Sultan spoke fondly of his time in London, particularly his placement at Coutts as a trainee banker. We then moved on to the subject uppermost in my mind, the terrorist attacks on London. My host did not really seem to care. He expressed no real sympathy or shock, despite speaking so warmly of his time in London.
Of course not.
Keen to take him up on his comment, I asked him: “Based on your education in Saudi Arabian schools, do you think there is a connection between the form of Islam children are taught here [in Saudi Arabia] and the action of 15 Saudi men on September 11?”
Without thinking, his immediate response was, ‘No. No, because Saudis were not behind 9/11. The plane hijackers were not Saudi men. One thousand two hundred and forty-six Jews were absent from work on that day and there is the proof that they, the Jews, were behind the killings. Not Saudis.”
It gets worse:
Two weeks after the terrorist attacks in London another Saudi student raised his hand and asked: “Teacher, how can I go to London?”
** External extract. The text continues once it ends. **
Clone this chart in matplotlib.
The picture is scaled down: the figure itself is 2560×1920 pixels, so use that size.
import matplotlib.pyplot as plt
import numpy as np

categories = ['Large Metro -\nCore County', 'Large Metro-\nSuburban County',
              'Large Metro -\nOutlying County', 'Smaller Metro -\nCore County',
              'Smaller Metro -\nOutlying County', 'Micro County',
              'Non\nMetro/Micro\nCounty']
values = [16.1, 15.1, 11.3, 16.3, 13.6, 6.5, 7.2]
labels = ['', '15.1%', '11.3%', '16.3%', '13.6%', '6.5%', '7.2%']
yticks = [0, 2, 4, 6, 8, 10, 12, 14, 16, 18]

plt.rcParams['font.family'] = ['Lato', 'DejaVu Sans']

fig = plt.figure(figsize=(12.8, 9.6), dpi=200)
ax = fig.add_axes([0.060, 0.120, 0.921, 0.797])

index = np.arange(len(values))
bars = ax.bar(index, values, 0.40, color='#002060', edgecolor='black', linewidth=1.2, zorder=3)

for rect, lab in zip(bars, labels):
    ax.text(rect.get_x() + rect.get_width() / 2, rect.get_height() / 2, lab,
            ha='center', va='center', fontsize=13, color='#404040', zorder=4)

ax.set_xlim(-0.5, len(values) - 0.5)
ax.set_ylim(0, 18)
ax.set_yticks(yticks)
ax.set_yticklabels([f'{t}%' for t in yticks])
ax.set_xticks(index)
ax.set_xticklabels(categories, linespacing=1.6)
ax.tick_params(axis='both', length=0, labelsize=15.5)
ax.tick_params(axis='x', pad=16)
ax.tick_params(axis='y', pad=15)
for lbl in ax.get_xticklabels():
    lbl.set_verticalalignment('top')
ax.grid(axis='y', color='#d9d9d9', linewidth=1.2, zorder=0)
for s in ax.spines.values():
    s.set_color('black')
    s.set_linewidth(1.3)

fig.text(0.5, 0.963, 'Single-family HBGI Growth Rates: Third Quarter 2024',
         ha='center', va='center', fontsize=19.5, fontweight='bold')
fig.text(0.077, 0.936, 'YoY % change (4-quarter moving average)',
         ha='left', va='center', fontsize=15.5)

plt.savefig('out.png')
“Much depends on your reason for going to Britain. Do you want to study or just be a tourist?”
“Teacher, I want to go London next month. I want bomb, big bomb in London, again. I want make jihad!”
“What?” I exclaimed. Another student raised both hands and shouted: “Me too! Me too!”
Other students applauded those who had just articulated what many of them were thinking. I was incandescent. In protest I walked out of the classroom to a chorus of jeering and catcalls.
An entire generation nourished on venom.